У той мечтательницы было нечто, чего совсершенно нет у меня: волшебная скорлупа. Ее реальный мир был ужасен, страшнее, чем вы можете себе вообразить и чем я хочу вспоминать, но - у нее был тот незримый мир, который она строила сама, наращивая, как гусеница кокон, мир, который питался изнутри, и чем страшнее была реальность - тем мощнее был кокон.
Кокон был счастьем. Счастье было коконом.
Гусеница "закуку" (как говорила Алиса) и стала бабочкой. Бабочка умахалась крыльями и жалуется на жисть.

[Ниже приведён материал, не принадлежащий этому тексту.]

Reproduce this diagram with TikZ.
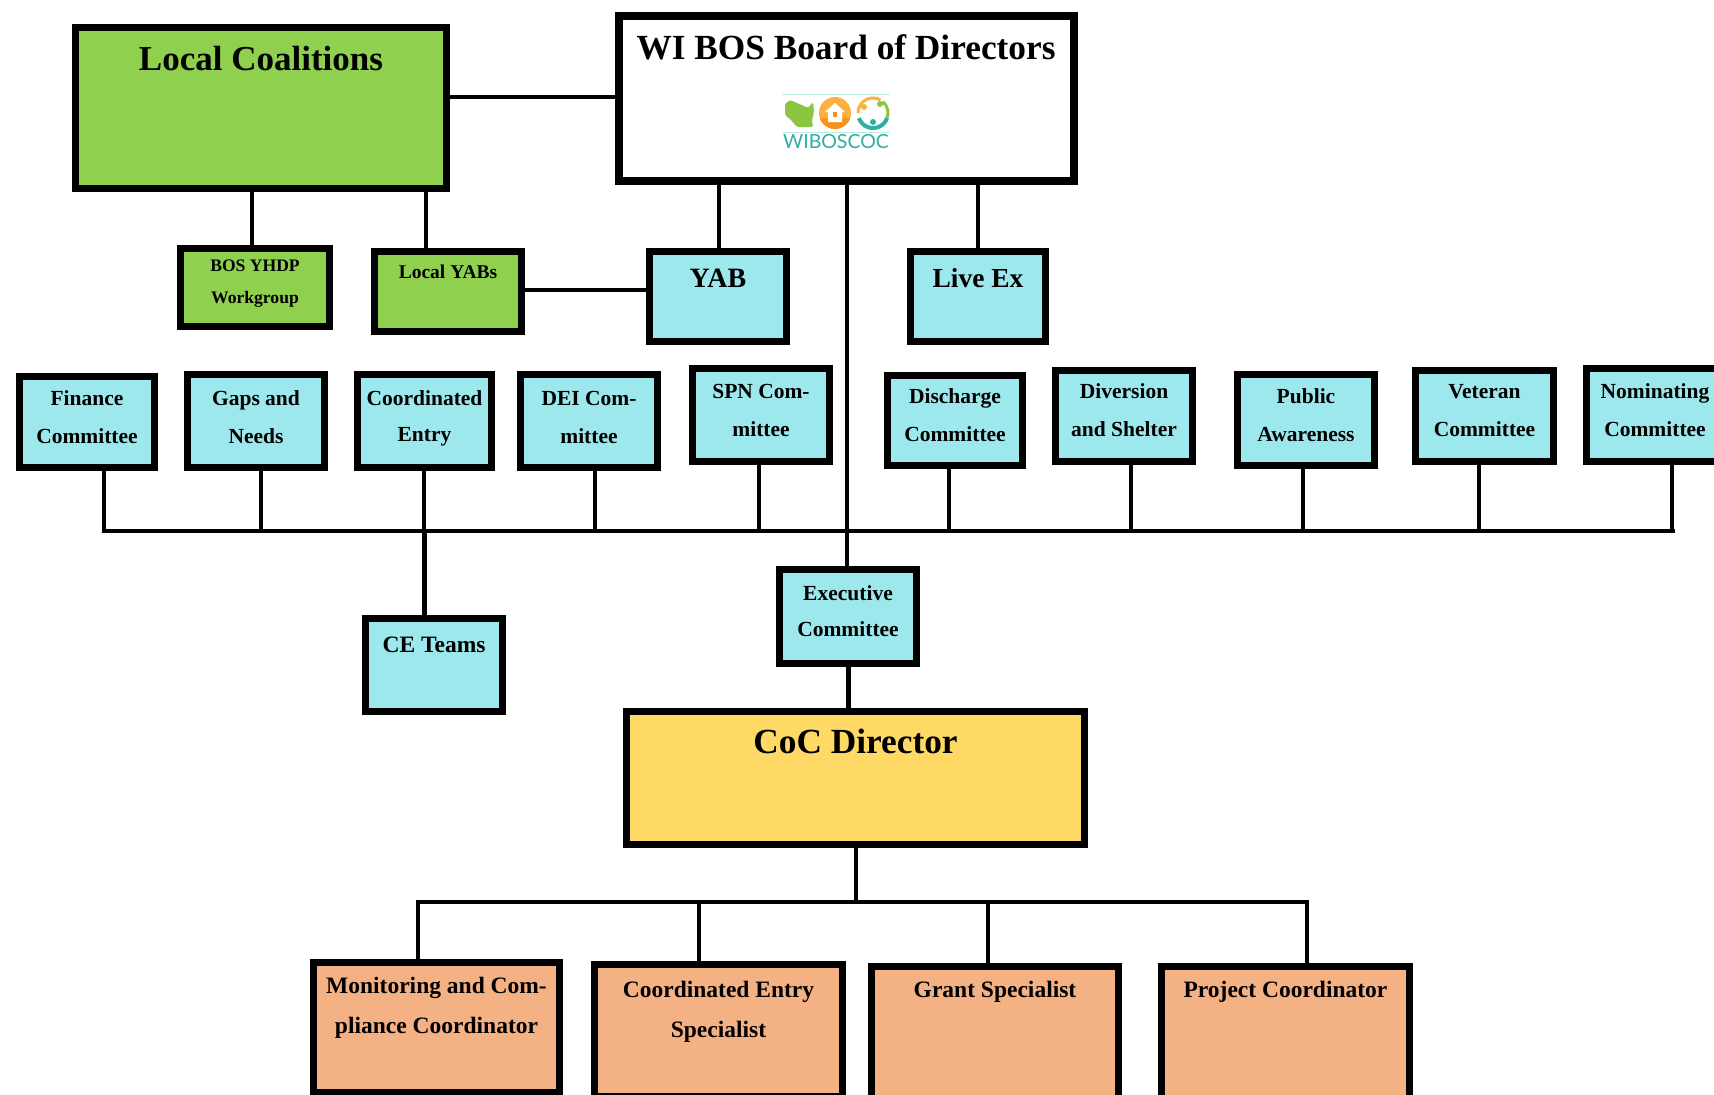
\documentclass[tikz,border=0pt]{standalone}
\usepackage{fontspec}
\setmainfont{Liberation Serif}
\newfontfamily\logofont{Lato}
\definecolor{cyanbox}{HTML}{9DE8EC}
\definecolor{greenbox}{HTML}{8FD14F}
\definecolor{yellowbox}{HTML}{FFD966}
\definecolor{peachbox}{HTML}{F4B183}
\definecolor{logogreen}{HTML}{8CC63F}
\definecolor{logoorange}{HTML}{FBB040}
\definecolor{logodeep}{HTML}{F7941E}
\definecolor{logoteal}{HTML}{2EAFA0}
\definecolor{logoline}{HTML}{BEEBE6}
\tikzset{
  orgbox/.style={draw=black,line width=7pt,inner sep=0pt,anchor=center},
  conn/.style={draw=black,line width=4pt,line cap=butt},
  heavyconn/.style={draw=black,line width=5pt},
  bluebox/.style={orgbox,fill=cyanbox},
  leafbox/.style={orgbox,fill=greenbox},
  whitebox/.style={orgbox,fill=white,line width=8pt},
  yellowfill/.style={orgbox,fill=yellowbox},
  peachfill/.style={orgbox,fill=peachbox}
}
\newcommand\bx[7]{%
  \pgfmathsetmacro\bxw{#5-#3-7}%
  \pgfmathsetmacro\bxh{#6-#4-7}%
  \pgfmathsetmacro\bxcx{(#3+#5)/2}%
  \pgfmathsetmacro\bxcy{(#4+#6)/2}%
  \pgfmathsetmacro\bxtop{#4+3.5}%
  \node[#1,minimum width=\bxw pt,minimum height=\bxh pt] (#2) at (\bxcx,\bxcy)
    {\parbox[c][\bxh pt][t]{\bxw pt}{#7}};%
}
\newcommand\tx[4]{\fontsize{#1pt}{#2pt}\selectfont\bfseries\centering
  \vspace*{\dimexpr #3pt-\bxtop pt-1em\relax}\rule{0pt}{1em}#4}
\begin{document}
\begin{tikzpicture}[x=1pt,y=-1pt]
\useasboundingbox (0,0) rectangle (1714,1095);
\clip (0,0) rectangle (1714,1095);
% top row
\bx{leafbox}{local}{72}{24}{450}{192}{\tx{35}{40}{70}{Local Coalitions}}
\bx{whitebox}{board}{615}{12}{1077}{184}{\tx{35.3}{40}{59}{WI BOS Board of Directors}}
\bx{leafbox}{yhdp}{177}{245}{333}{330}{\tx{17.6}{32}{271}{BOS YHDP\\Workgroup}}
\bx{leafbox}{lyabs}{371}{248}{525}{335}{\tx{19.5}{24}{278}{Local YABs}}
\bx{bluebox}{yab}{646}{248}{790}{345}{\tx{28}{32}{287.5}{YAB}}
\bx{bluebox}{livex}{907}{248}{1049}{345}{\tx{27.5}{32}{287.5}{Live Ex}}
% committees
\bx{bluebox}{fin}{16}{373}{158}{471}{\tx{21.5}{38}{405}{Finance\\Committee}}
\bx{bluebox}{gaps}{184}{371}{328}{471}{\tx{21.5}{38}{405}{Gaps and\\Needs}}
\bx{bluebox}{coord}{354}{371}{495}{471}{\tx{21.5}{36.5}{405}{Coordinated\\Entry}}
\bx{bluebox}{dei}{517}{371}{661}{471}{\tx{21.5}{38}{405}{DEI Com-\\mittee}}
\bx{bluebox}{spn}{689}{365}{833}{465}{\tx{21.5}{38}{398.5}{SPN Com-\\mittee}}
\bx{bluebox}{disch}{884}{372}{1026}{469}{\tx{21.5}{38}{403}{Discharge\\Committee}}
\bx{bluebox}{diver}{1052}{367}{1196}{465}{\tx{21.5}{38}{398.5}{Diversion\\and Shelter}}
\bx{bluebox}{public}{1234}{371}{1378}{469}{\tx{21.5}{38}{403}{Public\\Awareness}}
\bx{bluebox}{veteran}{1412}{367}{1557}{465}{\tx{21.5}{38}{398.5}{Veteran\\Committee}}
\bx{bluebox}{nomin}{1583}{365}{1727}{465}{\tx{21.5}{38}{398.5}{Nominating\\Committee}}
% middle
\bx{bluebox}{ce}{362}{615}{506}{715}{\tx{23.5}{28}{652.5}{CE Teams}}
\bx{bluebox}{exec}{776}{566}{920}{667}{\tx{21.5}{36.5}{600}{Executive\\Committee}}
\bx{yellowfill}{coc}{623}{708}{1088}{848}{\tx{35.3}{40}{753}{CoC Director}}
% staff
\bx{peachfill}{monit}{310}{959}{563}{1096}{\tx{23.5}{40}{993}{Monitoring and Com-\\pliance Coordinator}}
\bx{peachfill}{cespec}{591}{961}{846}{1100}{\tx{23.5}{40}{997}{Coordinated Entry\\Specialist}}
\bx{peachfill}{grant}{868}{963}{1122}{1110}{\tx{23.5}{40}{997}{Grant Specialist}}
\bx{peachfill}{proj}{1158}{963}{1413}{1110}{\tx{23.5}{40}{997}{Project Coordinator}}
% buses
\coordinate (busL) at (104,531);
\coordinate (busR) at (1673,531);
\coordinate (staffL) at (418,902);
\coordinate (staffR) at (1307,902);
\draw[conn,line cap=rect] (busL) -- (busR);
\draw[conn,line cap=rect] (staffL) -- (staffR);
% top links
\draw[conn] (local.east |- 0,97) -- (board.west |- 0,97);
\draw[conn] (252,0 |- local.south) -- (252,0 |- yhdp.north);
\draw[conn] (426,0 |- local.south) -- (426,0 |- lyabs.north);
\draw[conn] (lyabs.east |- 0,290) -- (yab.west |- 0,290);
\draw[conn] (719,0 |- board.south) -- (719,0 |- yab.north);
\draw[conn] (978,0 |- board.south) -- (978,0 |- livex.north);
\draw[conn] (847,0 |- board.south) -- (847,0 |- exec.north);
% committee drops
\foreach \nm/\xx in {fin/104,gaps/261,coord/424,dei/595,spn/759,disch/949,diver/1131,public/1303,veteran/1479,nomin/1672}
  \draw[conn] (\xx,0 |- \nm.south) -- (\xx,0 |- busL);
\draw[heavyconn] (424,0 |- busL) -- (424,0 |- ce.north);
\draw[heavyconn] (848,0 |- exec.south) -- (848,0 |- coc.north);
\draw[conn] (856,0 |- coc.south) -- (856,0 |- staffL);
\foreach \nm/\xx in {monit/418,cespec/699,grant/988,proj/1307}
  \draw[conn] (\xx,0 |- staffL) -- (\xx,0 |- \nm.north);
% logo
\fill[logoline] (782,93.5) rectangle (890,95);
\fill[logoline] (782,131.5) rectangle (890,133);
\fill[logogreen,rounded corners=1.5pt] (785,104) -- (790,100) -- (797,103) -- (804,106) -- (808,108) -- (813,102) -- (814,112) -- (812,120) -- (813,127) -- (797,127) -- (791,120) -- (785,115) -- cycle;
\fill[logoorange] (835,113) circle (16);
\begin{scope}
  \clip (815,118) rectangle (855,132);
  \fill[logodeep] (835,113) circle (16);
\end{scope}
\fill[white] (825,112) -- (835,103) -- (845,112) -- (842,112) -- (842,122) -- (828,122) -- (828,112) -- cycle;
\fill[logodeep] (833,112) rectangle (837,117);
\draw[logoteal,line width=4pt] (873,113) +(20:15) arc (20:160:15);
\draw[logoorange,line width=3pt] (873,113) +(180:15) arc (180:300:15);
\draw[logogreen,line width=3pt] (873,113) +(-50:15) arc (-50:20:15);
\fill[logoorange] (864,107) circle (3);
\fill[logogreen] (880,104) circle (3);
\fill[logoteal] (873,122) circle (3);
\node[inner sep=0pt,text=logoteal] (logotext) at (836,142) {\logofont\fontsize{19.5}{22}\selectfont WIBOSCOC};
\end{tikzpicture}
\end{document}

Вечером я всё это проговорила на кухне. "Ну да, - было сказано мне в ответ. - Тогда с тобой было просто: принесешь тебе кагор - и всё. А сейчас ты молчишь о проблемах, спрашивай тебя, не спрашивай".

Я, собственно, вот о чем. Мы все привыкли считать, что "счастье" - это самое лучшее, что может быть в жизни. Мы все желаем друг другу счастья. И вот сегодня я увидела на скамейке напротив то самое счастье - мир чувств, которым я отгораживалась от жизни. И не от "реальной" - от своей собственной. От своего дела. От воплощения своих мечтаний.
По-честному, без позерства: сегодня я не чувстствую себя счастливой. Просто очень много работы. А еще у меня глобально не пишется - потому что огромный курс лекций съел, сожрал и схрумкал все творчесткие ресурсы этой зверюшки. Я не стану бить себя в грудь с воплем "несчаааааастная я!", но мне очень горько, что не пишется. Иногда мне кажется, что лучше б я по-прежнему сидела в музее на мизерной зарплате - но шел бы роман.
Ну да сегодняшняя ситуация - это мой и только мой выбор. Увольнение из музея мне только помогло, не более.
Я сегодня внезапно увидела, что есть нечто стократ более ценное, чем счастье: это беспросветная усталость от того, что ты делаешь СВОЕ дело.
Я, де-юре безработная, не завидую старшему научному сотруднику с лавочки напротив, хотя она счастлива, а я - нет. Это она даже в самых светлых мечтах не может вообразить мою жизнь.